The product rule, derived
a³ is not a mysterious symbol — it simply means a · a · a, three copies of a multiplied together. Every rule about exponents you're about to learn is a consequence of that one fact, not something to memorise blindly.
Consider a³ · a². Write each factor out: (a · a · a) · (a · a). That's five a's multiplied together in total — no more, no less. So a³ · a² = a⁵. In general, multiplying two powers of the same base just adds up how many factors you have.
The quotient rule, derived
Now divide instead: a⁵ ÷ a² = (a·a·a·a·a) ÷ (a·a). Two of the five a's in the top cancel with the two on the bottom, leaving three a's: a³. Dividing same-base powers subtracts the exponents, the mirror image of multiplying.

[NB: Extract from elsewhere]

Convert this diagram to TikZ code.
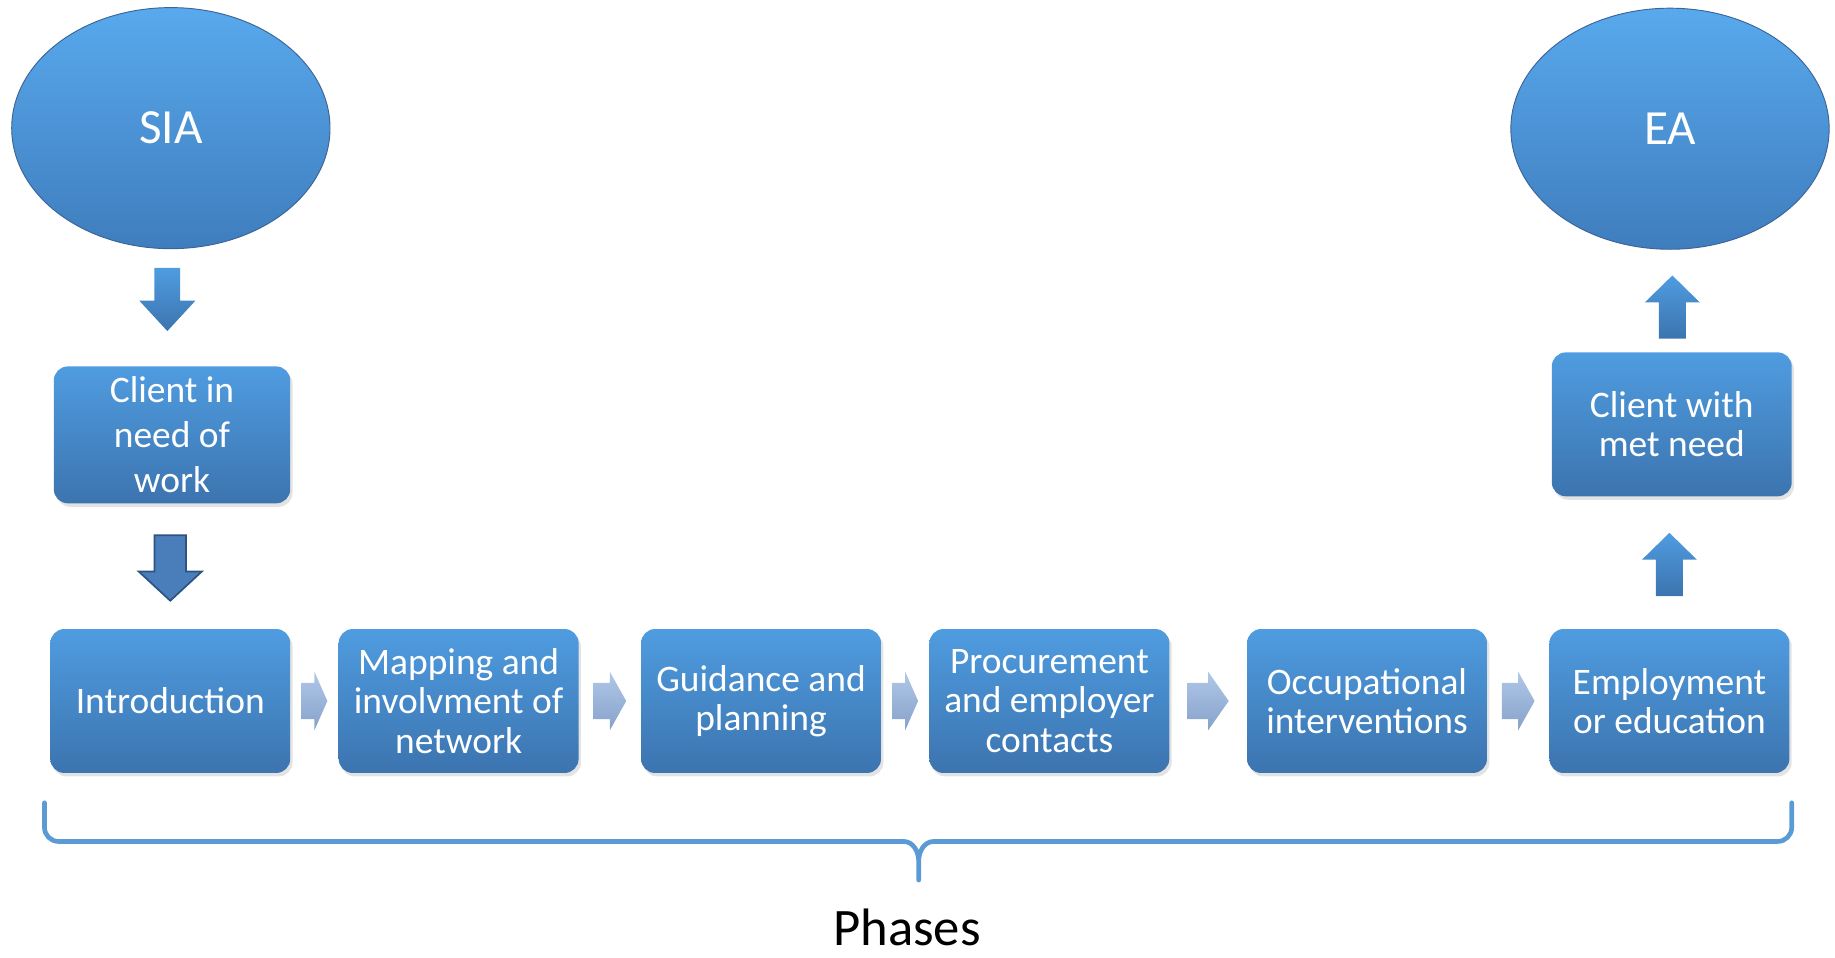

- By the quotient rule, a⁵ ÷ a⁵ = a⁵⁻⁵ = a⁰.
- But any nonzero number divided by itself equals 1, so a⁵ ÷ a⁵ must also equal 1.
- Both expressions describe the same division, so a⁰ = 1 — as long as a ≠ 0, since division by 0 is never allowed.
Power of a power, and negative exponents
What about (a²)³? That means three copies of a² multiplied together: a² · a² · a², which by the product rule is a⁶. Multiplying the exponents (2 × 3 = 6) gives the same answer as adding them three times over.
Now push the quotient rule past zero: a² ÷ a⁵ = a²⁻⁵ = a⁻³. But written longhand, a²÷a⁵ = (a·a)÷(a·a·a·a·a), and cancelling leaves 1÷a³ on the bottom. So a⁻³ and 1/a³ must be the same value — a negative exponent doesn't mean a negative number, it means reciprocal.
- Apply the power-of-a-power rule first: (2³)² = 2³×² = 2⁶.
- Now multiply same-base powers: 2⁶ · 2⁻⁴ = 2⁶⁻⁴ = 2².
- 2² = 4.
Square roots, cube roots, and ±√p
A square root of p asks: what number, squared, gives p? Since (−3)² = 9 just as much as 3² = 9, the equation x² = p has two solutions whenever p > 0: x = √p and x = −√p, written together as x = ±√p. A cube root asks what number, cubed, gives p — and because a negative number cubed stays negative, every real number has exactly one real cube root.
Check your understanding
- An exponent counts repeated factors: aⁿ = a · a · … (n times) — every rule below follows from this.
- Product rule aᵐ·aⁿ = a^(m+n) and quotient rule aᵐ÷aⁿ = a^(m−n) require the SAME base; different bases cannot be combined this way.
- Power of a power multiplies exponents: (aᵐ)ⁿ = a^(mn).
- a⁰ = 1 for every a ≠ 0 (0⁰ is undefined), and a negative exponent means reciprocal: a⁻ⁿ = 1/aⁿ.